Required work:
Exactly as written, write out the lines below from the first to the one containing "import * as", inclusive. Pictures do not belong in the copy.

= = = = = = =

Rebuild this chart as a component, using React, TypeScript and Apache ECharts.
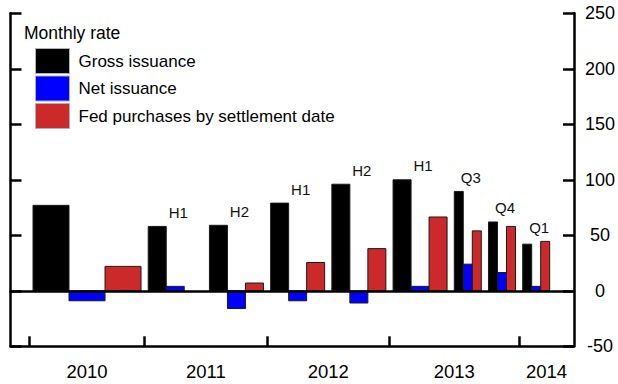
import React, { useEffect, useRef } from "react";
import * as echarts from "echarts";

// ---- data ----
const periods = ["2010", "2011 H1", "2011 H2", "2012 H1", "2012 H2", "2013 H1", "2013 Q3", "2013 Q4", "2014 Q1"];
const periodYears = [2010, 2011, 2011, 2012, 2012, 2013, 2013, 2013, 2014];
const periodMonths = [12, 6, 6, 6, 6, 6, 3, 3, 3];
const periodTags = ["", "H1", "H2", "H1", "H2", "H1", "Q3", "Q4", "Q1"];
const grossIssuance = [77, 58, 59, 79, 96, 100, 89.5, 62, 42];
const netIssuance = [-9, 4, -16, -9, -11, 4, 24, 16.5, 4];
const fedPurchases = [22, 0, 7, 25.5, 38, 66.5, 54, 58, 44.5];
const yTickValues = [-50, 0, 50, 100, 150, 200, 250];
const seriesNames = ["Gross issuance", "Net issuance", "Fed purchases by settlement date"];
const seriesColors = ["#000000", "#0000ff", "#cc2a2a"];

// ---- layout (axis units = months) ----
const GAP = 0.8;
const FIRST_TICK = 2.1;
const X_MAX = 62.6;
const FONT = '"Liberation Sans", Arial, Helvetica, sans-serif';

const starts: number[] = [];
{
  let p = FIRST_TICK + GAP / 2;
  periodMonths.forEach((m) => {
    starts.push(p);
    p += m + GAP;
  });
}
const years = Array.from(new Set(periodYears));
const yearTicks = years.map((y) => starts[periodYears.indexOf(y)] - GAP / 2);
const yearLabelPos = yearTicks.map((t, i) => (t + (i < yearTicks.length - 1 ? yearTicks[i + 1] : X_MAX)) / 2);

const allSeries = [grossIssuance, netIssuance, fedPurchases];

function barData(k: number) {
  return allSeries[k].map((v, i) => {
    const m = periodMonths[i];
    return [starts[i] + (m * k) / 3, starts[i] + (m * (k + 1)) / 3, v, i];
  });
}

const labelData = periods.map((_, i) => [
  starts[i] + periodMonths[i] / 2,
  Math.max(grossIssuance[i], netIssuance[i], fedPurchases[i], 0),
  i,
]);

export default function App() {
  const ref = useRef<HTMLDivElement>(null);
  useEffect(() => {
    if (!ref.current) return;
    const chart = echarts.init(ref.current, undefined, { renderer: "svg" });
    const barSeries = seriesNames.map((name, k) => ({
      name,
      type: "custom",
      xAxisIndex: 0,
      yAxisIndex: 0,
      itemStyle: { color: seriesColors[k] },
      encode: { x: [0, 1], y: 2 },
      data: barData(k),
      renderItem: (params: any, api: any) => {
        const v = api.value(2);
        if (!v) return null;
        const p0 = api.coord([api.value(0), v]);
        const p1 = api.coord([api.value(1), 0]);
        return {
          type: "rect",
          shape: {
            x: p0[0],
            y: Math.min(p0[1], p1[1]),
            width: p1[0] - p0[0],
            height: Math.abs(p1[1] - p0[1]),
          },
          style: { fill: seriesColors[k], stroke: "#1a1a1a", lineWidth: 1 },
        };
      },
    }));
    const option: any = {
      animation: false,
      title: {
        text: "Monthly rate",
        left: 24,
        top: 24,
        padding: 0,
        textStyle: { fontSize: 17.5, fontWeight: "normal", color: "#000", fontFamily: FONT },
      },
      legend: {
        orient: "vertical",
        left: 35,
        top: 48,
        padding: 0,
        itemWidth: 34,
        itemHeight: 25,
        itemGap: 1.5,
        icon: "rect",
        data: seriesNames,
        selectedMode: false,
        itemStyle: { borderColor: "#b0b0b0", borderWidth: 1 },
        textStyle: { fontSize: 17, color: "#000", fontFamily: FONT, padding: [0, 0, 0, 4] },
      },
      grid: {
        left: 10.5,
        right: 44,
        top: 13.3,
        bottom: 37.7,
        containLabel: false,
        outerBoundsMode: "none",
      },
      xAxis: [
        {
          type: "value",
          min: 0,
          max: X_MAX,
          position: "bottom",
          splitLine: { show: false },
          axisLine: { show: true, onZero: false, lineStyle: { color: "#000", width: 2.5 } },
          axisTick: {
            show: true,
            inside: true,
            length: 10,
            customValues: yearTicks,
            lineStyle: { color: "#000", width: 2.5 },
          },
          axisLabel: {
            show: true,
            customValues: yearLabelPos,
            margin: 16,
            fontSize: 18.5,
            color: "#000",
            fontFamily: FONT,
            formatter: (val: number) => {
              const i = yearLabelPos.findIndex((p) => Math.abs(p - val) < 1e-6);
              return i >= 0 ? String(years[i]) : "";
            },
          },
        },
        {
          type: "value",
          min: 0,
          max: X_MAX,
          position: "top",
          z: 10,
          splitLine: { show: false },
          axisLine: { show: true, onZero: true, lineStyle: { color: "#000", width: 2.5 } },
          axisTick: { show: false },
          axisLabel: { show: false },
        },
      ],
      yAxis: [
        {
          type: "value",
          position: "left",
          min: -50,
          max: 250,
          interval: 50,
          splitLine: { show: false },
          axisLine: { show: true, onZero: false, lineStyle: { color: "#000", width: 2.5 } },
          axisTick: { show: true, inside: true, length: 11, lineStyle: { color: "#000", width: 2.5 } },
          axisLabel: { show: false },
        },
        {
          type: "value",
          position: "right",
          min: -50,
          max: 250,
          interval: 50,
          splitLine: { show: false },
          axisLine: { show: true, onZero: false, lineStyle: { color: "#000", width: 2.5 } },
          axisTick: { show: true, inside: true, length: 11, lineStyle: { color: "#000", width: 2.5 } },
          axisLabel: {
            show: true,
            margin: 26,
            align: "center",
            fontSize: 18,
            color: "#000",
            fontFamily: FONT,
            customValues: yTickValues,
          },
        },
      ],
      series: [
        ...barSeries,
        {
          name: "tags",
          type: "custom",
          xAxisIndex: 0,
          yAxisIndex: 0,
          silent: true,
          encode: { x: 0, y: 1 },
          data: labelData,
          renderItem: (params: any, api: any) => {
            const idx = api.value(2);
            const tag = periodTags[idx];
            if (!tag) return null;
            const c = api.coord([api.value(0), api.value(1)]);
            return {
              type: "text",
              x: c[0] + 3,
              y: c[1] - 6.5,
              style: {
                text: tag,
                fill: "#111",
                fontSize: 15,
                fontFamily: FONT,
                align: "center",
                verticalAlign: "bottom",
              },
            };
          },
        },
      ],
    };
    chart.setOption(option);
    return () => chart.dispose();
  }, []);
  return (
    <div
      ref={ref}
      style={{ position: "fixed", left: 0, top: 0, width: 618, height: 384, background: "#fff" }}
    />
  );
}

= = = = = = =

The answer:
Rebuild this chart as a component, using React, TypeScript and Apache ECharts.
import React, { useEffect, useRef } from "react";
import * as echarts from "echarts";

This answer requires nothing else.